Iran-China International Arbitration and Legal Center

This specialized institution, jointly serving both countries, provides the following services:

  • Arbitration and mediation in disputes arising from digital contracts;
  • Technical and legal assessment of electronic documents and signatures;
  • Drafting and revision of arbitration clauses in e-commerce contracts;
  • Enforcement of arbitral awards in Iran, China, and other New York Convention member states.

These services offer companies a formal, reliable, and efficient channel for resolving disputes.

 Advantages of Arbitration in Iran–China Trade

  • Neutrality and technical expertise: Arbitrators well-versed in both legal systems and digital commerce deliver fair, informed decisions.
  • Cross-border enforceability: Awards from reputable arbitration centers are enforceable in over 160 countries, including China.
  • Confidentiality: Sensitive commercial and financial information remains protected from public disclosure.
  • Procedural flexibility: Arbitration allows for virtual hearings, electronic documentation, and digital signatures—consistent with the nature of e-commerce.

Conclusion and Practical Recommendations for Iranian Companies

E-commerce with China presents a major opportunity for expanding exports of services, digital products, and technological cooperation. However, without a sound understanding of the legal requirements and contractual risks, this path can be challenging.

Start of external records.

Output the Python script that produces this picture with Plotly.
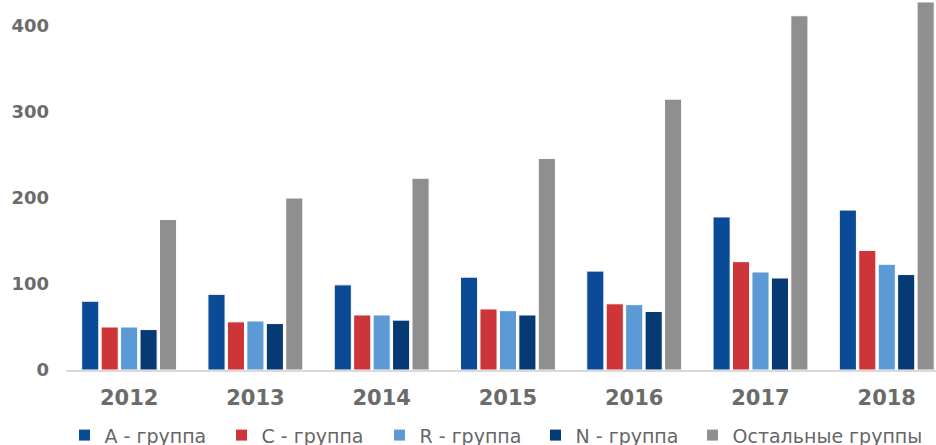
import plotly.graph_objects as go

years = ["2012", "2013", "2014", "2015", "2016", "2017", "2018"]
series_names = ["A - группа", "C - группа", "R - группа", "N - группа", "Остальные группы"]
a_group = [80, 88, 99, 108, 115, 178, 186]
c_group = [50, 56, 64, 71, 77, 126, 139]
r_group = [50, 57, 64, 69, 76, 114, 123]
n_group = [47, 54, 58, 64, 68, 107, 111]
other_groups = [175, 200, 223, 246, 315, 412, 428]
colors = ["#0A4A97", "#CD3538", "#5B9AD5", "#063A74", "#8F8F8F"]
legend_left_px = [64.5, 221.5, 379.5, 535.5, 692.5]

legend_ids = ["legend", "legend2", "legend3", "legend4", "legend5"]

fig = go.Figure()
for name, vals, col, lid in zip(series_names, [a_group, c_group, r_group, n_group, other_groups], colors, legend_ids):
    fig.add_trace(go.Bar(x=years, y=vals, name=name, legend=lid,
                         marker=dict(color=col, line=dict(color="white", width=1))))

legend_style = dict(orientation="h", xref="container", xanchor="left",
                    y=-0.125, yanchor="top",
                    font=dict(family="DejaVu Sans", size=19, color="#666666"),
                    itemclick=False, bgcolor="rgba(0,0,0,0)")
layout_legends = {}
for lid, lx in zip(legend_ids, legend_left_px):
    layout_legends[lid] = dict(legend_style, x=lx / 936)

fig.update_layout(
    width=936, height=445,
    margin=dict(l=66, r=0, t=0, b=75, autoexpand=False),
    paper_bgcolor="white", plot_bgcolor="white",
    barmode="group", bargap=0.23, bargroupgap=0.12,
    showlegend=True,
    xaxis=dict(range=[-0.5, 6.39], showgrid=False, showline=True, linecolor="#D9D9D9", linewidth=2,
               ticks="", tickfont=dict(family="DejaVu Sans", size=21, color="#6B6B6B", weight="bold"),
               ticklabelstandoff=8),
    yaxis=dict(range=[0, 430.3], showgrid=False, zeroline=False, showline=False,
               tickvals=[0, 100, 200, 300, 400], ticks="",
               tickfont=dict(family="DejaVu Sans", size=18, color="#6B6B6B", weight="bold"),
               ticklabelstandoff=16),
    **layout_legends,
)
fig.write_html("out.html")
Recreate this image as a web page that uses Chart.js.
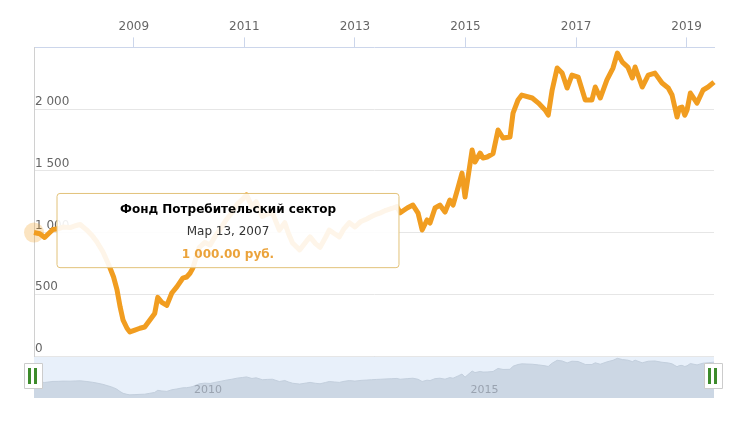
<!DOCTYPE html>
<html>
<head>
<meta charset="utf-8">
<script src="https://cdn.jsdelivr.net/npm/chart.js@4.4.1/dist/chart.umd.min.js"></script>
<style>
  html, body { margin: 0; padding: 0; background: #fff; }
  #wrap { position: relative; width: 750px; height: 425px; }
  #wrap canvas { position: absolute; left: 0; top: 0; }
</style>
</head>
<body>
<div id="wrap">
  <canvas id="nav" width="750" height="425"></canvas>
  <canvas id="main" width="750" height="425"></canvas>
</div>
<script>
const seriesName = 'Фонд Потребительский сектор';

const dates = [
  '2007-03-13', '2007-04-20', '2007-05-22', '2007-06-25', '2007-07-16', '2007-08-20', '2007-09-21', '2007-11-07',
  '2007-12-10', '2008-01-12', '2008-02-25', '2008-04-01', '2008-05-01', '2008-06-10', '2008-07-13', '2008-07-27',
  '2008-08-20', '2008-09-12', '2008-10-02', '2008-10-22', '2008-11-17', '2008-12-06', '2009-01-08', '2009-02-10',
  '2009-03-14', '2009-04-16', '2009-05-19', '2009-06-08', '2009-07-05', '2009-08-07', '2009-09-09', '2009-10-12',
  '2009-11-20', '2009-12-16', '2010-01-07', '2010-01-26', '2010-03-10', '2010-04-15', '2010-05-20', '2010-06-20',
  '2010-08-01', '2010-09-01', '2010-10-10', '2010-11-15', '2010-12-20', '2011-01-15', '2011-02-20', '2011-03-20',
  '2011-04-30', '2011-06-01', '2011-07-05', '2011-08-20', '2011-09-25', '2011-10-20', '2011-11-15', '2012-01-01',
  '2012-02-15', '2012-03-10', '2012-04-15', '2012-05-15', '2012-06-20', '2012-07-15', '2012-08-20', '2012-09-20',
  '2012-10-20', '2012-11-25', '2013-01-01', '2013-02-10', '2013-03-20', '2013-04-20', '2013-05-25', '2013-06-20',
  '2013-07-25', '2013-09-01', '2013-10-05', '2013-10-27', '2013-12-12', '2014-01-19', '2014-02-22', '2014-03-21',
  '2014-04-22', '2014-05-12', '2014-06-14', '2014-07-16', '2014-08-19', '2014-09-20', '2014-10-11', '2014-11-14',
  '2014-12-09', '2014-12-29', '2015-01-12', '2015-02-14', '2015-03-05', '2015-04-08', '2015-04-27', '2015-05-24',
  '2015-07-02', '2015-08-04', '2015-09-06', '2015-10-22', '2015-11-11', '2015-12-14', '2016-01-08', '2016-03-17',
  '2016-04-27', '2016-06-10', '2016-07-01', '2016-07-27', '2016-08-29', '2016-10-01', '2016-11-03', '2016-12-05',
  '2017-01-15', '2017-03-03', '2017-04-16', '2017-05-08', '2017-06-10', '2017-07-24', '2017-09-02', '2017-10-01',
  '2017-11-03', '2017-12-09', '2018-01-08', '2018-01-26', '2018-03-14', '2018-04-23', '2018-06-06', '2018-07-23',
  '2018-09-02', '2018-09-27', '2018-10-30', '2018-11-15', '2018-12-02', '2018-12-20', '2019-01-04', '2019-01-26',
  '2019-03-11', '2019-04-20', '2019-05-23', '2019-07-01'
];

const values = [
  1000, 990, 960, 1000, 1025, 1030, 1045, 1040,
  1055, 1065, 1020, 975, 925, 845, 755, 715,
  640, 535, 400, 290, 225, 195, 210, 225,
  235, 290, 345, 475, 435, 410, 510, 560,
  630, 640, 670, 712, 880, 920, 900, 965,
  1040, 1100, 1160, 1230, 1270, 1305, 1210, 1250,
  1130, 1150, 1160, 1020, 1080, 990, 915, 860,
  930, 965, 910, 880, 960, 1020, 990, 965,
  1030, 1080, 1045, 1090, 1110, 1130, 1150, 1160,
  1180, 1195, 1210, 1160, 1199, 1223, 1158, 1021,
  1102, 1077, 1199, 1223, 1166, 1264, 1223, 1369,
  1482, 1288, 1401, 1669, 1571, 1644, 1604, 1612,
  1640, 1831, 1766, 1774, 1968, 2074, 2114, 2090,
  2049, 1993, 1952, 2155, 2333, 2292, 2171, 2276,
  2260, 2074, 2074, 2179, 2090, 2236, 2333, 2454,
  2381, 2341, 2252, 2341, 2179, 2276, 2292, 2211,
  2171, 2114, 1936, 2010, 2017, 1950, 1993, 2130,
  2049, 2155, 2179, 2219
];

const yearTicks = [2009, 2011, 2013, 2015, 2017, 2019];
const navTicks = [2010, 2015];
const valueTicks = [0, 500, 1000, 1500, 2000];
const ruMonths = ['Янв', 'Фев', 'Мар', 'Апр', 'Май', 'Июн', 'Июл', 'Авг', 'Сен', 'Окт', 'Ноя', 'Дек'];

const lineColor = '#f19d20';
const font = 'DejaVu Sans';

function toYear(s) {
  const [y, m, d] = s.split('-').map(Number);
  const start = Date.UTC(y, 0, 1);
  const end = Date.UTC(y + 1, 0, 1);
  return y + (Date.UTC(y, m - 1, d) - start) / (end - start);
}

function spaced(n) {
  return String(n).replace(/\B(?=(\d{3})+(?!\d))/g, ' ');
}

function formatDate(s) {
  const [y, m, d] = s.split('-').map(Number);
  return ruMonths[m - 1] + ' ' + d + ', ' + y;
}

function formatMoney(v) {
  const parts = v.toFixed(2).split('.');
  return spaced(parts[0]) + '.' + parts[1] + ' руб.';
}

const points = dates.map((d, i) => ({ x: toYear(d), y: values[i] }));
const xMin = points[0].x;
const xMax = points[points.length - 1].x;

// tooltip sits to the right of the hovered point, like the original
Chart.Tooltip.positioners.beside = function (items) {
  if (!items.length) return false;
  const el = items[0].element;
  return { x: el.x + 23, y: el.y - 2 };
};

const mainChart = new Chart(document.getElementById('main'), {
  type: 'line',
  data: {
    datasets: [{
      label: seriesName,
      data: points,
      borderColor: lineColor,
      borderWidth: 5,
      borderJoinStyle: 'round',
      pointRadius: 0,
      pointHoverRadius: 10,
      pointHoverBorderWidth: 0,
      pointHoverBackgroundColor: 'rgba(241,157,32,0.28)',
      tension: 0,
      clip: false
    }]
  },
  options: {
    responsive: false,
    animation: false,
    events: [],
    layout: { padding: { left: 32, right: 36, top: 17, bottom: 69 } },
    scales: {
      x: {
        type: 'linear',
        position: 'top',
        min: xMin,
        max: xMax,
        afterBuildTicks: s => { s.ticks = yearTicks.map(v => ({ value: v })); },
        grid: { drawOnChartArea: false, drawTicks: true, tickLength: 10, color: '#ccd6eb' },
        border: { color: '#ccd6eb' },
        ticks: {
          color: '#666', padding: 3, maxRotation: 0, autoSkip: false,
          font: { family: font, size: 12 },
          callback: v => String(v)
        }
      },
      y: {
        min: 0,
        max: 2500,
        afterBuildTicks: s => { s.ticks = valueTicks.map(v => ({ value: v })); },
        grid: { color: '#e6e6e6', drawTicks: false },
        border: { color: '#d0d0d0' },
        ticks: {
          mirror: true, padding: 1, labelOffset: -7, color: '#666',
          font: { family: font, size: 12 },
          callback: v => spaced(v)
        }
      }
    },
    plugins: {
      legend: { display: false },
      tooltip: {
        position: 'beside',
        xAlign: 'left',
        yAlign: 'center',
        caretSize: 0,
        caretPadding: 0,
        backgroundColor: 'rgba(255,255,255,0.9)',
        borderColor: '#e2c27a',
        borderWidth: 1,
        cornerRadius: 3,
        displayColors: false,
        padding: { top: 9, bottom: 6, left: 63, right: 63 },
        titleAlign: 'center',
        bodyAlign: 'center',
        footerAlign: 'center',
        titleColor: '#000',
        bodyColor: '#333',
        footerColor: '#eba33b',
        titleFont: { family: font, size: 12, weight: 'bold' },
        bodyFont: { family: font, size: 12 },
        footerFont: { family: font, size: 12, weight: 'bold' },
        titleMarginBottom: 8,
        footerMarginTop: 8,
        callbacks: {
          title: items => items[0].dataset.label,
          label: ctx => formatDate(dates[ctx.dataIndex]),
          footer: items => formatMoney(values[items[0].dataIndex])
        }
      }
    }
  }
});

const active = [{ datasetIndex: 0, index: 0 }];
mainChart.setActiveElements(active);
mainChart.tooltip.setActiveElements(active, { x: 0, y: 0 });
mainChart.update();

// navigator: light panel, outline and the two grab handles
const navFrame = {
  id: 'navFrame',
  beforeDraw(chart) {
    const { ctx, chartArea: a } = chart;
    ctx.save();
    ctx.fillStyle = '#e8f0fa';
    ctx.fillRect(a.left, a.top, a.right - a.left, a.bottom - a.top);
    ctx.restore();
  },
  afterDraw(chart) {
    const { ctx, chartArea: a } = chart;
    ctx.save();
    ctx.strokeStyle = '#c8d4e3';
    ctx.lineWidth = 1;
    ctx.beginPath();
    ctx.moveTo(a.left, a.top + 0.5);
    ctx.lineTo(a.right, a.top + 0.5);
    ctx.stroke();
    [a.left, a.right].forEach(edge => {
      const cx = Math.round(edge - 1.5);
      const top = a.top + 7;
      ctx.fillStyle = '#fff';
      ctx.strokeStyle = '#cccccc';
      ctx.beginPath();
      ctx.rect(cx - 9 + 0.5, top + 0.5, 18, 25);
      ctx.fill();
      ctx.stroke();
      ctx.fillStyle = '#3d8b2b';
      ctx.fillRect(cx - 5, top + 5, 3, 16);
      ctx.fillRect(cx + 1, top + 5, 3, 16);
    });
    ctx.restore();
  }
};

new Chart(document.getElementById('nav'), {
  type: 'line',
  data: {
    datasets: [{
      data: points,
      borderColor: '#c3cfdd',
      borderWidth: 1,
      backgroundColor: '#ccd7e4',
      fill: 'start',
      pointRadius: 0,
      tension: 0
    }]
  },
  options: {
    responsive: false,
    animation: false,
    events: [],
    layout: { padding: { left: 34, right: 36, top: 356, bottom: 27 } },
    scales: {
      x: {
        type: 'linear',
        min: xMin,
        max: xMax,
        position: { y: 870 },
        afterBuildTicks: s => { s.ticks = navTicks.map(v => ({ value: v })); },
        grid: { display: false, drawTicks: false },
        border: { display: false },
        ticks: {
          align: 'start', labelOffset: 5, padding: 0, z: 1,
          color: '#9aa3b0', maxRotation: 0, autoSkip: false,
          font: { family: font, size: 11 },
          callback: v => String(v)
        }
      },
      y: { display: false, min: 0, max: 2600 }
    },
    plugins: {
      legend: { display: false },
      tooltip: { enabled: false }
    }
  },
  plugins: [navFrame]
});
</script>
</body>
</html>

For success in digital collaboration with Chinese partners, Iranian companies should observe the following:

  1. Draft precise bilingual contracts (Persian–Chinese or English) specifying governing law and arbitration forum.
  2. Use legally valid electronic signatures and securely store all electronic records (invoices, communications, transactions).
  3. Understand and comply with Chinese data laws (PIPL and Data Security Law), obtaining necessary permits for user data processing.
  4. Clearly define tax and currency responsibilities in digital contracts, particularly for software exports and online services.
  5. Seek legal and arbitration counsel before contract execution and upon any dispute.